Since chain-state is not assumed available from prior blocks, we have no good way of determining if egress actually should be sent to peers on that earlier block. A relaxation of this by extending to a constant number of ancestors is discussed in the future improvements section.

Still, only propagating to peers that are synchronized to the same chain head is reasonable with the following assumptions (some empirical but reasonable and probably overestimated values):

  1. New valid blocks are issued on average at least 5 seconds apart (we are aiming for more like 10-15 seconds actually)
  2. Block propagation time is within 2 seconds over the "useful" portion of the gossip graph.
  3. Neighbors in the gossip graph have <=500ms latency.
  4. Meaningfully propagating messages before synchronizing to the heads of the DAG is probably not worthwhile

If we assume that no nodes broadcast updated $leaves$ until after the block has fully propagated (this is clearly not going to be the case in practice), then that leaves time after updating $leaves$ for a full 2.5 hops at 500ms latency to gossip Queues until the next block. Real values are almost certainly better. And the good news is that not all egress has to be propagated within one block-time -- over time it is more and more likely that participants obtain earlier messages.

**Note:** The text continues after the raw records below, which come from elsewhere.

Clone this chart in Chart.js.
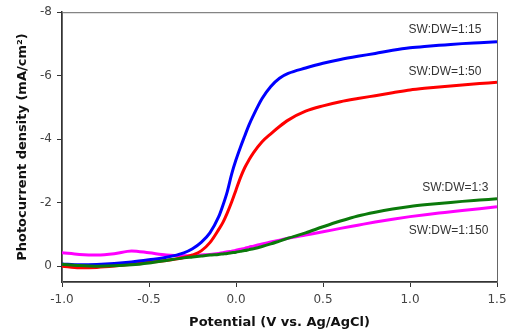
<!DOCTYPE html>
<html>
<head>
<meta charset="utf-8">
<script src="https://cdn.jsdelivr.net/npm/chart.js@4/dist/chart.umd.min.js"></script>
<style>
  html, body { margin: 0; padding: 0; background: #fff; }
  #wrap { width: 509px; height: 333px; }
</style>
</head>
<body>
<div id="wrap"><canvas id="pecChart" width="509" height="333"></canvas></div>
<script>
// potential (V vs. Ag/AgCl)
const potentials = [-1.0, -0.9, -0.8, -0.7, -0.6, -0.5, -0.4, -0.3, -0.25, -0.2, -0.15, -0.1, -0.075, -0.05, -0.025, 0.0,
  0.025, 0.05, 0.075, 0.1, 0.15, 0.2, 0.25, 0.3, 0.4, 0.5, 0.6, 0.7, 0.8, 0.9, 1.0, 1.1, 1.2, 1.3, 1.4, 1.5];

// photocurrent density (mA/cm2)
const sw15 = [-0.07, -0.04, -0.05, -0.08, -0.13, -0.2, -0.28, -0.42, -0.55, -0.75, -1.05, -1.55, -1.92, -2.35, -2.9, -3.35,
  -3.74, -4.1, -4.45, -4.75, -5.28, -5.66, -5.92, -6.07, -6.24, -6.39, -6.51, -6.61, -6.7, -6.8, -6.88, -6.93, -6.97, -7.01, -7.04, -7.07];
const sw50 = [0.0, 0.05, 0.04, 0.0, -0.06, -0.12, -0.18, -0.27, -0.35, -0.48, -0.74, -1.15, -1.38, -1.68, -2.02, -2.4,
  -2.78, -3.1, -3.35, -3.57, -3.92, -4.17, -4.4, -4.6, -4.88, -5.05, -5.18, -5.28, -5.37, -5.46, -5.55, -5.61, -5.66, -5.71, -5.75, -5.79];
const sw3 = [-0.06, -0.02, 0.0, -0.01, -0.04, -0.1, -0.18, -0.26, -0.29, -0.32, -0.35, -0.37, -0.385, -0.4, -0.42, -0.44,
  -0.465, -0.49, -0.52, -0.55, -0.62, -0.7, -0.79, -0.88, -1.05, -1.24, -1.42, -1.58, -1.7, -1.8, -1.88, -1.94, -1.99, -2.04, -2.08, -2.12];
const sw150 = [-0.42, -0.37, -0.35, -0.39, -0.48, -0.42, -0.35, -0.33, -0.33, -0.35, -0.37, -0.4, -0.42, -0.45, -0.47, -0.5,
  -0.53, -0.56, -0.6, -0.63, -0.7, -0.76, -0.82, -0.88, -0.98, -1.08, -1.19, -1.29, -1.39, -1.48, -1.56, -1.63, -1.69, -1.75, -1.81, -1.87];

const xTicks = [-1.0, -0.5, 0.0, 0.5, 1.0, 1.5];
const yTicks = [-8, -6, -4, -2, 0];

// curve labels, anchored in data units (right edge of text)
const curveLabels = ["SW:DW=1:15", "SW:DW=1:50", "SW:DW=1:3", "SW:DW=1:150"];
const labelAnchors = [[1.41, -7.45], [1.41, -6.12], [1.45, -2.48], [1.45, -1.12]];

const toPts = (arr) => arr.map((v, i) => ({ x: potentials[i], y: v }));

const frameAndLabels = {
  id: "frameAndLabels",
  beforeDatasetsDraw(chart) {
    const { ctx, chartArea: a } = chart;
    ctx.save();
    ctx.strokeStyle = "#666";
    ctx.lineWidth = 1;
    ctx.strokeRect(a.left + 0.5, a.top + 0.5, a.right - a.left, a.bottom - a.top);
    ctx.restore();
  },
  afterDatasetsDraw(chart) {
    const { ctx, scales } = chart;
    ctx.save();
    ctx.font = "12px 'Liberation Sans', Arial, sans-serif";
    ctx.fillStyle = "#333";
    ctx.textAlign = "right";
    ctx.textBaseline = "middle";
    curveLabels.forEach((t, i) => {
      ctx.fillText(t, scales.x.getPixelForValue(labelAnchors[i][0]), scales.y.getPixelForValue(labelAnchors[i][1]));
    });
    ctx.restore();
  },
};

const lineStyle = (color, order) => ({
  borderColor: color,
  backgroundColor: color,
  borderWidth: 3,
  pointRadius: 0,
  cubicInterpolationMode: "monotone",
  fill: false,
  order: order,
});

new Chart(document.getElementById("pecChart"), {
  type: "line",
  data: {
    datasets: [
      { label: "SW:DW=1:15", data: toPts(sw15), ...lineStyle("#0000FF", 1) },
      { label: "SW:DW=1:50", data: toPts(sw50), ...lineStyle("#FF0000", 2) },
      { label: "SW:DW=1:3", data: toPts(sw3), ...lineStyle("#0B7A0B", 0) },
      { label: "SW:DW=1:150", data: toPts(sw150), ...lineStyle("#FF00FF", 3) },
    ],
  },
  options: {
    responsive: false,
    animation: false,
    layout: { padding: { left: 0, top: 10, right: 0, bottom: 0 } },
    plugins: { legend: { display: false }, tooltip: { enabled: false } },
    scales: {
      x: {
        type: "linear",
        min: -1.0,
        max: 1.5,
        afterBuildTicks: (axis) => { axis.ticks = xTicks.map((v) => ({ value: v })); },
        afterFit: (axis) => { axis.height = 51; axis.paddingRight = 12; },
        grid: { drawOnChartArea: false, drawTicks: true, tickLength: 5, color: "#333" },
        border: { display: true, color: "#333", width: 1.5 },
        ticks: {
          color: "#444",
          padding: 6,
          maxRotation: 0,
          font: { family: "'DejaVu Sans', Verdana, sans-serif", size: 12 },
          callback: (v) => Number(v).toFixed(1),
        },
        title: {
          display: true,
          text: "Potential (V vs. Ag/AgCl)",
          color: "#111",
          padding: { top: 3, bottom: 3 },
          font: { family: "'DejaVu Sans', Verdana, sans-serif", size: 13, weight: "bold" },
        },
      },
      y: {
        type: "linear",
        min: -8,
        max: 0.5,
        reverse: true,
        afterBuildTicks: (axis) => { axis.ticks = yTicks.map((v) => ({ value: v })); },
        afterFit: (axis) => { axis.width = 62; },
        grid: { drawOnChartArea: false, drawTicks: true, tickLength: 5, color: "#333" },
        border: { display: true, color: "#333", width: 1.5 },
        ticks: {
          color: "#444",
          padding: 5,
          font: { family: "'DejaVu Sans', Verdana, sans-serif", size: 12 },
          callback: (v) => String(v),
        },
        title: {
          display: true,
          text: "Photocurrent density (mA/cm\u00B2)",
          color: "#111",
          padding: { top: 15, bottom: 15 },
          font: { family: "'DejaVu Sans', Verdana, sans-serif", size: 13, weight: "bold" },
        },
      },
    },
  },
  plugins: [frameAndLabels],
});
</script>
</body>
</html>
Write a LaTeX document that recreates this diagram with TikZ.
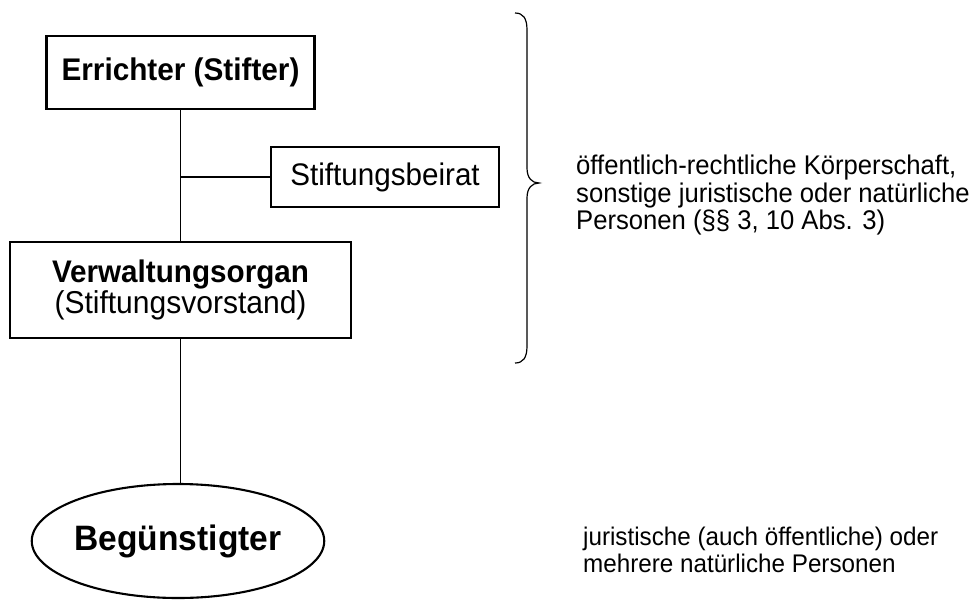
\documentclass[tikz,border=0pt]{standalone}
\usepackage{fontspec}
\setmainfont{Liberation Sans}[FakeStretch=0.95]
\usetikzlibrary{shapes.geometric}
\begin{document}
\begin{tikzpicture}[x=1pt,y=-1pt,
  box/.style={draw, line width=2.3pt, inner sep=0pt, align=center},
  conn/.style={line width=1.1pt},
  note/.style={anchor=base west, inner sep=0pt, font=\fontsize{27}{27}\selectfont},
  note2/.style={anchor=base west, inner sep=0pt, font=\fontsize{25.5}{27}\selectfont}
]
\useasboundingbox (0,0) rectangle (972,600);
\node[box, minimum width=268pt, minimum height=73pt, font=\fontsize{31.3}{32}\selectfont\bfseries] (err) at (180.5,72.5) {Errichter (Stifter)};
\node[box, minimum width=228pt, minimum height=60pt, font=\fontsize{31.2}{32}\selectfont] (beirat) at (385,177) {Stiftungsbeirat};
\node[box, minimum width=341pt, minimum height=96pt] (verw) at (180.5,290) {{\fontsize{31.2}{33.4}\selectfont\bfseries Verwaltungsorgan}\\{\fontsize{31.6}{33.4}\selectfont (Stiftungsvorstand)}};
\node[draw, ellipse, line width=2.1pt, inner sep=0pt, minimum width=280pt, minimum height=114pt, font=\fontsize{35.3}{36}\selectfont\bfseries] (ell) at (178,541) {Begünstigter};
\draw[conn] (err.south) -- (verw.north);
\coordinate (j) at (err.south |- beirat.west);
\draw[conn] (j) -- (beirat.west);
\draw[conn] (verw.south) -- (verw.south |- ell.north);
\draw[line width=1.2pt] (515,13) .. controls (523,13) and (527,18) .. (527,30) -- (527,168) .. controls (527,178) and (532,183) .. (539,183) .. controls (532,183) and (527,188) .. (527,198) -- (527,346) .. controls (527,358) and (523,363) .. (515,363);
\node[note] (t1) at (576,174.5) {öffentlich-rechtliche Körperschaft,};
\node[note] (t2) at (576,202) {sonstige juristische oder natürliche};
\node[note] (t3) at (576,229.5) {Personen (§§ 3, 10 Abs. 3)};
\node[note2] (b1) at (583,545) {juristische (auch öffentliche) oder};
\node[note2] (b2) at (583,572) {mehrere natürliche Personen};
\end{tikzpicture}
\end{document}
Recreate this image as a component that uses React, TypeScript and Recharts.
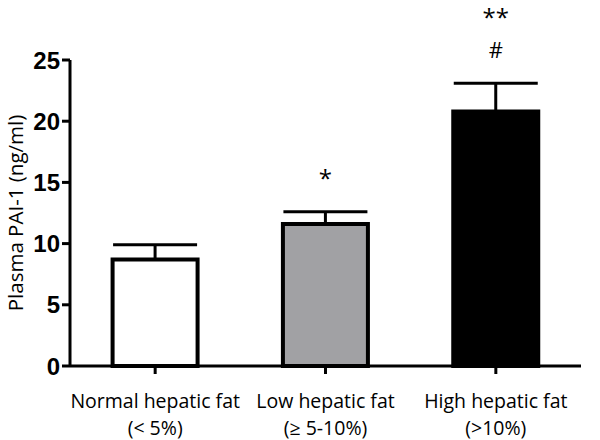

This is a scheme which results in all participants seeing all messages. It almost certainly will not scale beyond a small number of initial chains but will serve functionally as a starting protocol.

Future Improvements (roughly, from sooner to later):

  1. A section above describes why propagating egress to peers who are arbitrarily far back is a bad idea, but we can reasonably keep track of the last $a$ ancestors of all of our leaves once we're synced and just following normal block production. The first reasonable choice for $a$ is 1 (keep parents). This probably gets us 90% of the gains we need, simply because there is a "stutter" when requiring leaf-sets to intersect and two peers need to update each other about the new child before sending any more messages.
  2. Extend the definition of $E^B_{x,y}$ to allow chains to censor each other. For instance, by saying that parachain $y$ can inform the relay chain not to route messages from $x$ at block $B$ (and later inform it to start routing again at block $B'$). Then for any block $b$ between $B$ and $B'$, we would have the runtime consider $E^b_{x,y} = \emptyset$ regardless of what the CandidateReceipt for $x$ at $b$ said. Actually, since the runtime deals only in trie root hashes, it would really just ignore $R(E^b_{x,y})$ from the candidate receipt and set it to $R(\emptyset)$.
  3. Extend to support a smarter topology where not everyone sees everything. Perhaps two kinds of topics, those based on $(B, Chain_{from})$ and those based on $(B, Chain_{to})$ would make this more viable.
  4. Use some kind of smart set reconciliation (e.g. to minimize gossip bandwidth.
  5. Incentivize distribution with something like Probabilistic Micropayments.

A collator or validator seeking to collect egress queues at a block $B$ and parachain $p$ simply invokes ingress(B,p) and searches the propagation pool for the relevant messages, waiting for any which have not been gossipped yet.